Where am I going with all this? I want to reiterate my call for both server and data level portability standards in the utility computing world, with a target of avoiding the pain to customers that lock-in can create. I want the expense of choosing a capacity or application vendor to be the time it takes to research them, compare competitors and sign up for the service. If I have to completely re-provision my IT environment to change vendors, then that becomes the overwhelming costs, and I will never be able to move.

Truth is, open standards don't guarantee that users will flee one environment for another at the drop of a hat. Look at SQL as an example. When I worked for Forte Software many years ago, we had the ability to swap back end RDBMS vendors without changing code long before JDBC or Hybernate. The funny thing is, in six years of working with that product, not one customer changed databases just because the other guy was cheaper. I grant you that there were other costs to consider, but I really believe that the best vendors with the best service at the right price for that service will keep loyal customers whether or not they implement lock-in features.

For HaaS needs, there are alternatives to going out of house for cheap capacity. Most notably, virtualization and automation with the right platforms could let you get those 10 cents/CPU-hour rates with the datacenter you already own. The secret is to use capital equipment more effectively and efficiently while reducing the operations expenses required to keep that equipment running. In other words, if you worry about how you will maintain control over your own data and applications in a HaaS/SaaS world, turn your own infrastructure into a SaaS.

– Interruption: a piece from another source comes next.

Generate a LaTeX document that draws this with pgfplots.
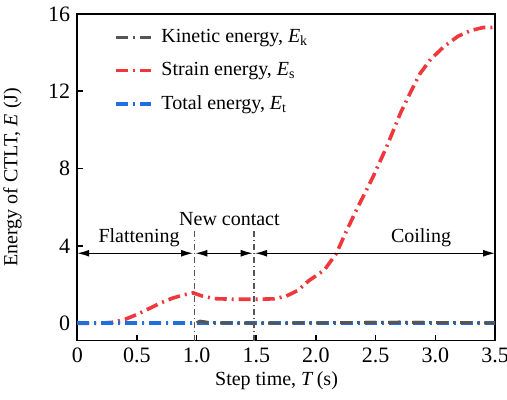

That's not to say I never see a value for Amazon, Google, et al. Rather, I think the market should approach their offerings with caution, making sure that the time and expense it takes to build their business technology platforms is not repeated when their capacity partners fail to deliver. Once portability technologies are common and supported broadly, then the time will come to rapidly shut down "private" corporate datacenters and move capacity to the computing "grid". More on this process later.